Mechanical engineering professors Placid Ferriera, Kimani Toussaint, Narayana Alura, and Elif Ertekin
University of Illinois researchers have been awarded a 5-year, $4M grant by the National Science Foundation (NSF) to launch the country’s first computational node aimed at developing nanomanufacturing simulation tools. Kimani Toussaint (principle investigator and director), Narayana Aluru (co-PI), Elif Ertekin (co-PI), and Placid Ferreira (co-PI), all faculty members from the Department of Mechanical Science and Engineering (MechSE) at Illinois, will lead this effort, along with Hayden Taylor (co-PI) from Cal Berkeley.
Having launched September 1, the nanoMFG Node’s mission is to be the engine for design, simulation, planning, and optimization of highly relevant nano-manufacturing growth and patterning processes. “To make nanomanufacturing economically viable, we envision end-users getting onto the nanoHUB cyber platform and simulating every stage in the manufacturing of a nano-enabled product,” Toussaint says. “These simulation tools could save significant time and money while providing valuable insight on how to refine critical process steps in nanomanufacturing.”

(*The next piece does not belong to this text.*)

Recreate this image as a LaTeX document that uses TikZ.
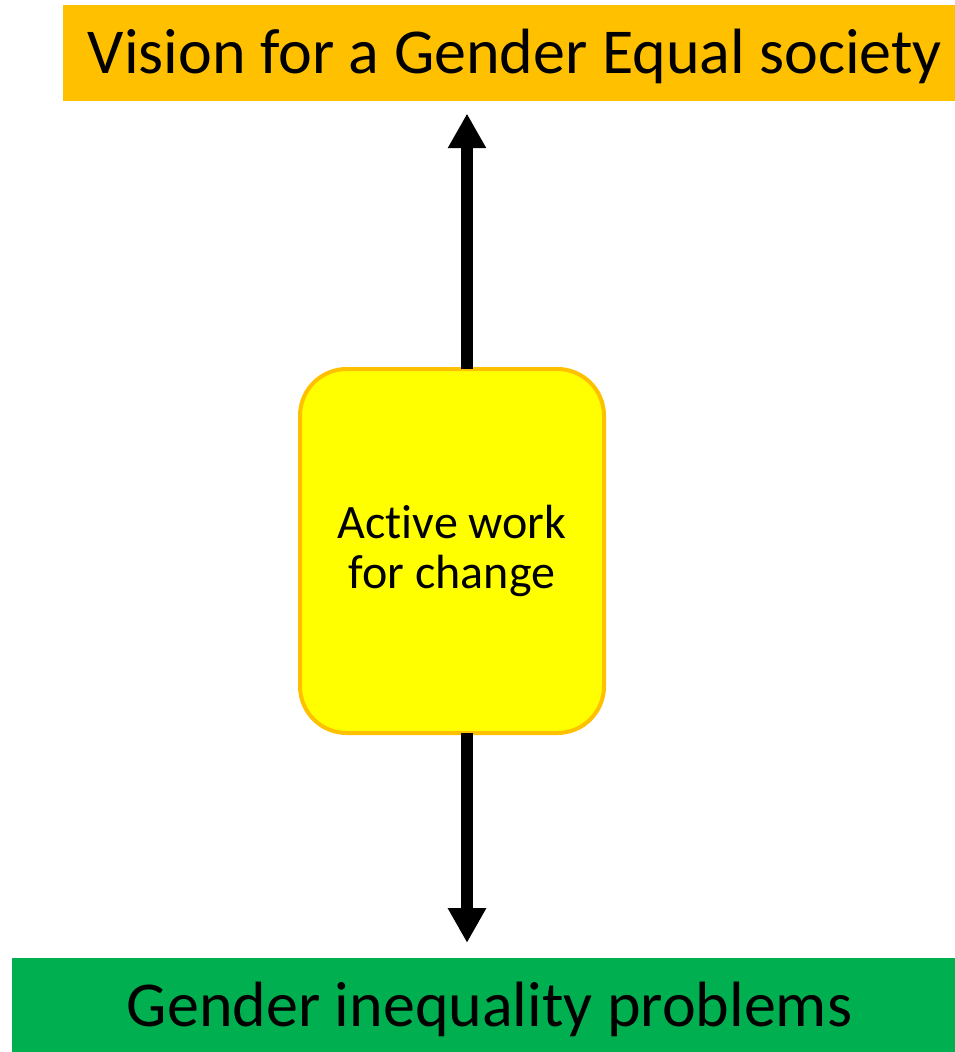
\documentclass[tikz,border=0pt]{standalone}
\usepackage{fontspec}
\setmainfont{Carlito}[Ligatures=NoCommon]
\usetikzlibrary{arrows.meta}

\definecolor{visionorange}{RGB}{255,192,0}
\definecolor{problemgreen}{RGB}{0,176,80}
\definecolor{workyellow}{RGB}{255,255,0}

\tikzset{every picture/.style={line width=0.75pt}}
\tikzset{
  bigbar/.style={inner sep=0pt, font=\fontsize{48}{58}\selectfont},
  workbox/.style={draw=visionorange, fill=workyellow, line width=3pt, rounded corners=35pt,
    minimum width=228pt, minimum height=273pt, align=center, font=\fontsize{36}{37.5}\selectfont},
  bigarrow/.style={line width=9pt, -{Triangle[length=26pt,width=27pt]}}
}

\begin{document}
\begin{tikzpicture}[x=0.75pt,y=0.75pt,yscale=-1,xscale=1]
\useasboundingbox (0,0) rectangle (955,1052);

% top bar
\node [bigbar, fill=visionorange, minimum width=669pt, minimum height=72pt] (vision) at (509,53) {\hspace*{9pt}\raisebox{-2.5pt}[\height][\depth]{Vision for a Gender Equal society}};
% bottom bar
\node [bigbar, fill=problemgreen, minimum width=707.25pt, minimum height=70.5pt] (problems) at (483.5,1005) {\hspace*{9pt}\raisebox{-3pt}[\height][\depth]{Gender inequality problems}};
% middle box
\node [workbox] (work) at (452,551) {Active work\\for change};

% arrows
\coordinate (worktop) at (467,369);
\coordinate (workbottom) at (467,733);
\draw [bigarrow, shorten >=9pt] (worktop) -- (worktop |- vision.south);
\draw [bigarrow, shorten >=11pt] (workbottom) -- (workbottom |- problems.north);

\end{tikzpicture}
\end{document}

Nanomanufacturing critically depends on achieving control over complex process parameters and a thorough understanding of the underlying driving scientific phenomena. To date, there has been a clear absence of open-source simulation tools to help guide precise design and manufacturing of complex nano-scale structures. A 2010 science policy report commissioned by the NSF highlights that multi-scale theory, modeling, and simulation are essential to advancing theory in nanoscience, which will lead to the nanomanufacturing of useful devices and structures.

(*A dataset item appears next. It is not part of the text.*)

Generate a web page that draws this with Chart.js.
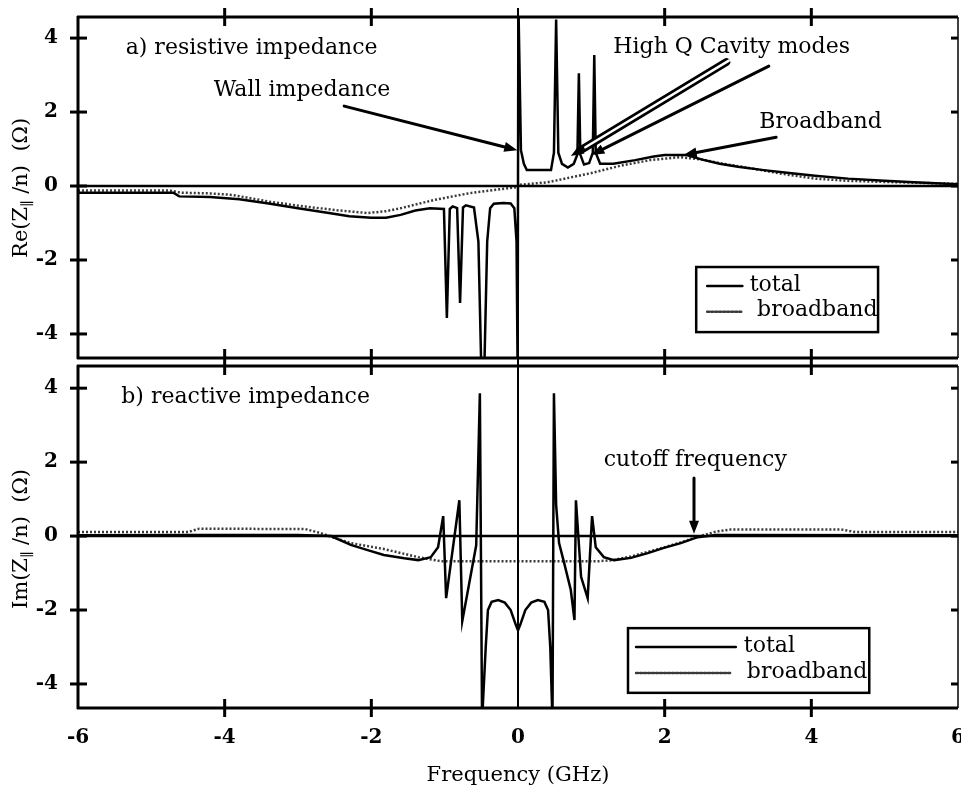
<!DOCTYPE html>
<html>
<head>
<meta charset="utf-8">
<script src="https://cdn.jsdelivr.net/npm/chart.js@4.4.0/dist/chart.umd.min.js"></script>
<style>
  body { margin: 0; background: #fff; }
  #wrap { position: relative; width: 961px; height: 792px; background: #fff; }
  canvas { position: absolute; left: 0; }
</style>
</head>
<body>
<div id="wrap">
  <canvas id="re" width="961" height="362" style="top:0"></canvas>
  <canvas id="im" width="961" height="430" style="top:362px"></canvas>
</div>
<script>
const X_TICKS = [-6, -4, -2, 0, 2, 4, 6];
const Y_TICKS = [-4, -2, 0, 2, 4];

// [frequency (GHz), value (Ohm)]
const RE_TOTAL = [
  [-6, -0.18], [-4.7, -0.18], [-4.62, -0.28], [-4.2, -0.3], [-3.8, -0.36], [-3.4, -0.47],
  [-3.0, -0.6], [-2.6, -0.72], [-2.3, -0.82], [-2.0, -0.86], [-1.8, -0.86], [-1.6, -0.78],
  [-1.4, -0.66], [-1.2, -0.6], [-1.01, -0.62], [-0.97, -3.57], [-0.93, -0.62], [-0.89, -0.55],
  [-0.83, -0.6], [-0.79, -3.16], [-0.75, -0.58], [-0.71, -0.52], [-0.6, -0.58], [-0.54, -1.5],
  [-0.5, -5], [-0.46, -5], [-0.42, -1.5], [-0.38, -0.6], [-0.33, -0.48], [-0.2, -0.46],
  [-0.1, -0.47], [-0.05, -0.6], [-0.02, -1.5], [-0.005, -5],
  [0.005, 5], [0.04, 0.97], [0.08, 0.6], [0.12, 0.43], [0.45, 0.43], [0.49, 0.9], [0.52, 4.5],
  [0.55, 0.9], [0.6, 0.6], [0.68, 0.5], [0.76, 0.6], [0.81, 0.85], [0.83, 3.05], [0.85, 0.85],
  [0.9, 0.58], [0.97, 0.62], [1.02, 0.9], [1.04, 3.54], [1.06, 0.9], [1.12, 0.6], [1.3, 0.6],
  [1.6, 0.7], [1.85, 0.8], [2.0, 0.84], [2.3, 0.84], [2.5, 0.72], [2.75, 0.6], [3.0, 0.52],
  [3.35, 0.43], [3.7, 0.35], [4.05, 0.28], [4.5, 0.2], [5.0, 0.14], [5.4, 0.1], [6.0, 0.05]
];
const RE_BROAD = [
  [-6, -0.12], [-4.75, -0.12], [-4.6, -0.18], [-4.2, -0.2], [-3.9, -0.24], [-3.4, -0.42],
  [-3.0, -0.53], [-2.5, -0.65], [-2.05, -0.73], [-1.8, -0.68], [-1.6, -0.6], [-1.15, -0.38],
  [-0.68, -0.2], [-0.3, -0.1], [0, -0.03], [0, 0.03], [0.4, 0.1], [1.0, 0.35], [1.4, 0.55],
  [1.8, 0.7], [2.2, 0.78], [2.5, 0.72], [2.8, 0.6], [3.15, 0.49], [3.6, 0.33], [4.05, 0.2],
  [4.5, 0.14], [5.0, 0.11], [6.0, 0.06]
];
const IM_TOTAL = [
  [-6, 0.02], [-4.5, 0.03], [-3.0, 0.03], [-2.55, 0], [-2.28, -0.24], [-2.05, -0.38],
  [-1.83, -0.51], [-1.55, -0.6], [-1.36, -0.65], [-1.19, -0.57], [-1.09, -0.3], [-1.02, 0.54],
  [-0.98, -1.68], [-0.8, 0.97], [-0.76, -2.3], [-0.57, -0.25], [-0.52, 3.86], [-0.49, -5],
  [-0.44, -3.0], [-0.41, -2.0], [-0.36, -1.78], [-0.27, -1.73], [-0.18, -1.8], [-0.1, -2.0],
  [-0.03, -2.4], [0, -2.55], [0.03, -2.4], [0.1, -2.0], [0.18, -1.8], [0.27, -1.73],
  [0.36, -1.78], [0.41, -2.0], [0.44, -3.0], [0.47, -5], [0.49, 3.86], [0.52, 0.84],
  [0.56, -0.19], [0.63, -0.73], [0.72, -1.46], [0.77, -2.27], [0.79, 0.97], [0.86, -1.1],
  [0.95, -1.68], [1.01, 0.54], [1.06, -0.3], [1.17, -0.57], [1.31, -0.65], [1.54, -0.59],
  [1.77, -0.46], [1.99, -0.32], [2.22, -0.19], [2.45, -0.03], [2.7, 0.03], [6, 0.02]
];
const IM_BROAD = [
  [-6, 0.11], [-4.5, 0.11], [-4.35, 0.2], [-2.9, 0.19], [-2.69, 0.08], [-2.5, -0.05],
  [-2.28, -0.19], [-1.83, -0.35], [-1.36, -0.57], [-1.05, -0.68], [0, -0.68], [1.1, -0.68],
  [1.3, -0.65], [1.54, -0.55], [1.77, -0.43], [2.0, -0.3], [2.22, -0.17], [2.45, -0.02],
  [2.7, 0.12], [2.9, 0.18], [4.4, 0.18], [4.6, 0.11], [6, 0.11]
];

const SERIF = '"DejaVu Serif", serif';
const TEXT_FONT = '22px ' + SERIF;

// annotations, in data units of each panel
const RE_DECOR = {
  title: { pre: 'Re(Z', sub: '\u2225', post: ' /n)  (\u03a9)', v: -0.05 },
  vTop: 8,
  notes: [
    { text: 'a) resistive impedance', f: -5.35, v: 3.73 },
    { text: 'Wall impedance', f: -4.15, v: 2.6 },
    { text: 'High Q Cavity modes', f: 1.3, v: 3.76 },
    { text: 'Broadband', f: 3.29, v: 1.73 }
  ],
  arrows: [
    { from: [-2.37, 2.16], to: [-0.01, 0.97] },
    { from: [2.84, 3.35], to: [0.72, 0.81], hollow: true },
    { from: [3.42, 3.24], to: [1.0, 0.84] },
    { from: [3.52, 1.32], to: [2.26, 0.84] }
  ],
  legend: {
    box: [2.43, -2.19, 4.91, -3.95],
    rows: [
      { label: 'total', dash: false, l: [2.58, 3.06], t: 3.16, v: -2.7 },
      { label: 'broadband', dash: true, l: [2.58, 3.06], t: 3.26, v: -3.4 }
    ]
  }
};
const IM_DECOR = {
  title: { pre: 'Im(Z', sub: '\u2225', post: ' /n)  (\u03a9)', v: -0.08 },
  vTop: 0,
  notes: [
    { text: 'b) reactive impedance', f: -5.41, v: 3.76 },
    { text: 'cutoff frequency', f: 1.17, v: 2.05 }
  ],
  arrows: [
    { from: [2.4, 1.57], to: [2.4, 0.06] }
  ],
  legend: {
    box: [1.5, -2.49, 4.79, -4.24],
    rows: [
      { label: 'total', dash: false, l: [1.61, 2.97], t: 3.08, v: -3.0 },
      { label: 'broadband', dash: true, l: [1.61, 2.91], t: 3.12, v: -3.7 }
    ]
  }
};

const BROAD_DASH = [2, 2];
const BROAD_COLOR = '#3a3a3a';

function toXY(pairs) {
  return pairs.map(([f, v]) => ({ x: f, y: v }));
}

function arrow(ctx, x1, y1, x2, y2, hollow) {
  const ang = Math.atan2(y2 - y1, x2 - x1);
  const head = 13, half = 5;
  const bx = x2 - head * Math.cos(ang), by = y2 - head * Math.sin(ang);
  ctx.strokeStyle = '#000';
  ctx.lineCap = 'round';
  ctx.beginPath();
  ctx.moveTo(x1, y1);
  ctx.lineTo(bx, by);
  ctx.lineWidth = hollow ? 8 : 3;
  ctx.stroke();
  if (hollow) {
    ctx.strokeStyle = '#fff';
    ctx.lineWidth = 2.5;
    ctx.beginPath();
    ctx.moveTo(x1 - 3 * Math.cos(ang), y1 - 3 * Math.sin(ang));
    ctx.lineTo(bx - 4 * Math.cos(ang), by - 4 * Math.sin(ang));
    ctx.stroke();
  }
  ctx.fillStyle = '#000';
  ctx.beginPath();
  ctx.moveTo(x2, y2);
  ctx.lineTo(bx + half * Math.sin(ang), by - half * Math.cos(ang));
  ctx.lineTo(bx - half * Math.sin(ang), by + half * Math.cos(ang));
  ctx.closePath();
  ctx.fill();
}

function line(ctx, x1, y1, x2, y2, w) {
  ctx.lineWidth = w;
  ctx.beginPath();
  ctx.moveTo(x1, y1);
  ctx.lineTo(x2, y2);
  ctx.stroke();
}

function decorPlugin(cfg) {
  return {
    id: 'decor',
    beforeDraw(chart) {
      const ctx = chart.ctx;
      ctx.save();
      ctx.fillStyle = '#fff';
      ctx.fillRect(0, 0, chart.width, chart.height);
      ctx.restore();
    },
    afterDatasetsDraw(chart) {
      const { ctx, chartArea: a } = chart;
      const xs = chart.scales.x, ys = chart.scales.y;
      const px = f => xs.getPixelForValue(f);
      const py = v => ys.getPixelForValue(v);
      ctx.save();
      ctx.strokeStyle = '#000';
      ctx.lineCap = 'butt';

      // zero lines
      line(ctx, a.left, py(0), a.right, py(0), 2.5);
      const bottomEnd = cfg.vTop > 0 ? chart.height : a.bottom;
      line(ctx, px(0), cfg.vTop, px(0), bottomEnd, 2);

      // frame
      line(ctx, a.left - 1, a.top, a.right, a.top, 3);
      line(ctx, a.left - 1, a.bottom, a.right, a.bottom, 3);
      line(ctx, a.left, a.top - 1, a.left, a.bottom + 1, 3);
      line(ctx, a.right, a.top, a.right, a.bottom, 1.5);

      // crossing ticks
      X_TICKS.filter(t => t > -6 && t < 6 && t !== 0).forEach(t => {
        line(ctx, px(t), a.top - 9, px(t), a.top + 9, 3);
        line(ctx, px(t), a.bottom - 9, px(t), a.bottom + 9, 3);
      });
      Y_TICKS.forEach(t => {
        line(ctx, a.left - 8, py(t), a.left + 9, py(t), 3);
        line(ctx, a.right - 7, py(t), a.right, py(t), 3);
      });

      // notes and arrows
      ctx.fillStyle = '#000';
      ctx.font = TEXT_FONT;
      ctx.textAlign = 'left';
      ctx.textBaseline = 'middle';
      cfg.notes.forEach(n => ctx.fillText(n.text, px(n.f), py(n.v)));
      cfg.arrows.forEach(r => arrow(ctx, px(r.from[0]), py(r.from[1]), px(r.to[0]), py(r.to[1]), r.hollow));

      // legend box
      const lg = cfg.legend;
      ctx.strokeStyle = '#000';
      ctx.lineWidth = 2.5;
      ctx.strokeRect(px(lg.box[0]), py(lg.box[1]), px(lg.box[2]) - px(lg.box[0]), py(lg.box[3]) - py(lg.box[1]));
      lg.rows.forEach(r => {
        ctx.save();
        if (r.dash) {
          ctx.setLineDash(BROAD_DASH);
          ctx.strokeStyle = BROAD_COLOR;
        }
        line(ctx, px(r.l[0]), py(r.v), px(r.l[1]), py(r.v), 2.5);
        ctx.restore();
        ctx.fillStyle = '#000';
        ctx.font = TEXT_FONT;
        ctx.textBaseline = 'middle';
        ctx.fillText(r.label, px(r.t), py(r.v) - 1);
      });

      // y axis title with subscript
      const t = cfg.title;
      const tf = '21px ' + SERIF;
      ctx.translate(22, py(t.v));
      ctx.rotate(-Math.PI / 2);
      ctx.font = tf;
      const w1 = ctx.measureText(t.pre).width;
      const w3 = ctx.measureText(t.post).width;
      ctx.font = '14px ' + SERIF;
      const w2 = ctx.measureText(t.sub).width;
      let x0 = -(w1 + w2 + w3) / 2;
      ctx.textAlign = 'left';
      ctx.textBaseline = 'middle';
      ctx.font = tf;
      ctx.fillText(t.pre, x0, 0);
      ctx.font = '14px ' + SERIF;
      ctx.fillText(t.sub, x0 + w1, 6);
      ctx.font = tf;
      ctx.fillText(t.post, x0 + w1 + w2, 0);
      ctx.restore();
    }
  };
}

function buildChart(id, total, broad, decor, showX, yMin, yMax, pad) {
  return new Chart(document.getElementById(id), {
    type: 'line',
    data: {
      datasets: [
        { label: 'total', data: toXY(total), borderColor: '#000', borderWidth: 2.5,
          pointRadius: 0, tension: 0, fill: false },
        { label: 'broadband', data: toXY(broad), borderColor: BROAD_COLOR, borderWidth: 2.5,
          borderDash: BROAD_DASH, pointRadius: 0, tension: 0, fill: false }
      ]
    },
    options: {
      responsive: false,
      animation: false,
      events: [],
      layout: { padding: pad },
      plugins: { legend: { display: false }, tooltip: { enabled: false } },
      scales: {
        x: {
          type: 'linear', min: -6, max: 6, display: showX,
          afterBuildTicks: s => { s.ticks = X_TICKS.map(v => ({ value: v })); },
          afterFit: s => {
            if (showX) s.height = 84;
            s.paddingLeft = 0;
            s.paddingRight = 0;
          },
          grid: { display: false, drawTicks: false },
          border: { display: false },
          ticks: { color: '#000', padding: 18, maxRotation: 0,
                   font: { family: SERIF, size: 20, weight: 'bold' },
                   callback: v => String(v) },
          title: { display: showX, text: 'Frequency (GHz)', color: '#000',
                   font: { family: SERIF, size: 21 }, padding: { top: 6, bottom: 4 } }
        },
        y: {
          type: 'linear', min: yMin, max: yMax,
          afterBuildTicks: s => { s.ticks = Y_TICKS.map(v => ({ value: v })); },
          afterFit: s => {
            s.width = 78;
            s.paddingTop = 0;
            s.paddingBottom = 0;
          },
          grid: { display: false, drawTicks: false },
          border: { display: false },
          ticks: { color: '#000', padding: 20,
                   font: { family: SERIF, size: 20, weight: 'bold' },
                   callback: v => String(v) }
        }
      }
    },
    plugins: [decorPlugin(decor)]
  });
}

buildChart('re', RE_TOTAL, RE_BROAD, RE_DECOR, false, -4.65, 4.57,
  { top: 17, right: 3, bottom: 4, left: 0 });
buildChart('im', IM_TOTAL, IM_BROAD, IM_DECOR, true, -4.65, 4.6,
  { top: 4, right: 3, bottom: 0, left: 0 });
</script>
</body>
</html>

According to Toussaint, the nanoMFG Node team plans to develop computational tools that have been validated by experiments by collaborating with many of the facilities and centers at Illinois, including the Materials Research Laboratory and the Micro-Nano-Mechanical Systems Cleanroom Laboratory. They also plan to collaborate with the NCSA for software development and design.

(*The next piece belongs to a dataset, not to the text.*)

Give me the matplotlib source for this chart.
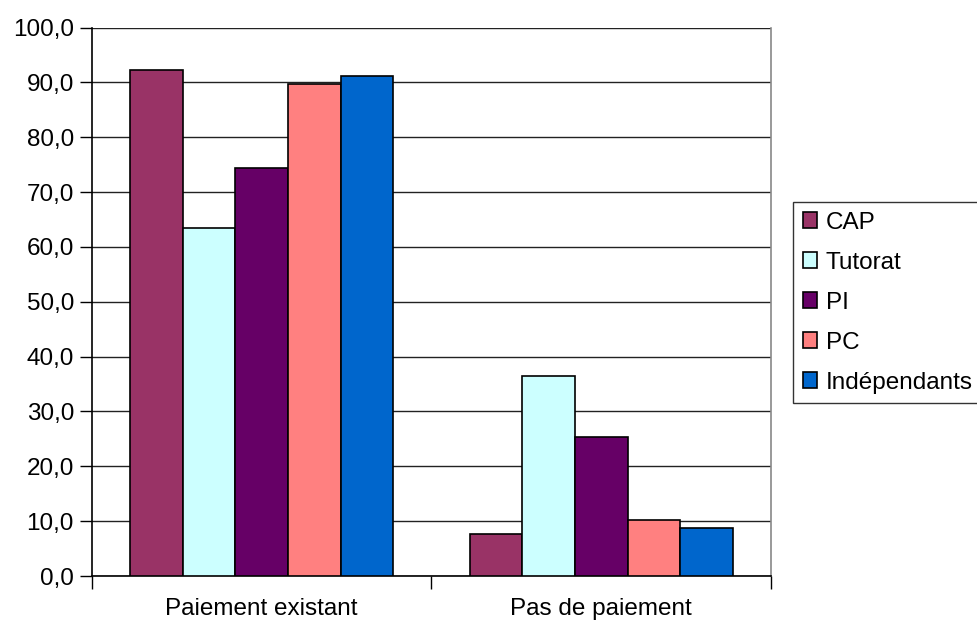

The team aspires to create tools in areas ranging from nanoscale transport phenomena models to nanoscale self-assembly. The tools developed by the node will be validated by experimental data and made available on the nanoHUB, which is the cyber platform for the Network for Computational Nanotechnology (NCN). The NCN’s goals are to: 1) accelerate the transformation of nanoscience to nanotechnology through the integration of simulation with experimentation; 2) engage an ever-larger and more diverse cyber community sharing novel, high-quality nanoscale computation and simulation research and educational resources; 3) develop open-access, open-source software to stimulate data sharing; and 4) inspire and educate the next-generation workforce.
“We are excited to develop high fidelity theory, modeling, and simulation tools that will reduce the lead time to design, fabricate, and scale nano-manufactured products,” Ertekin remarks. “Our goal is to help realize the potential of nanomanufacturing by streamlining the process and making simulation tools widely available to anyone interested in developing a nano-manufactured product.”
The node will have many opportunities for student engagement through summer workshops open to Illinois students as well as students from all over the country. There will also be engagement with industry to keep the tools developed relevant to industry needs.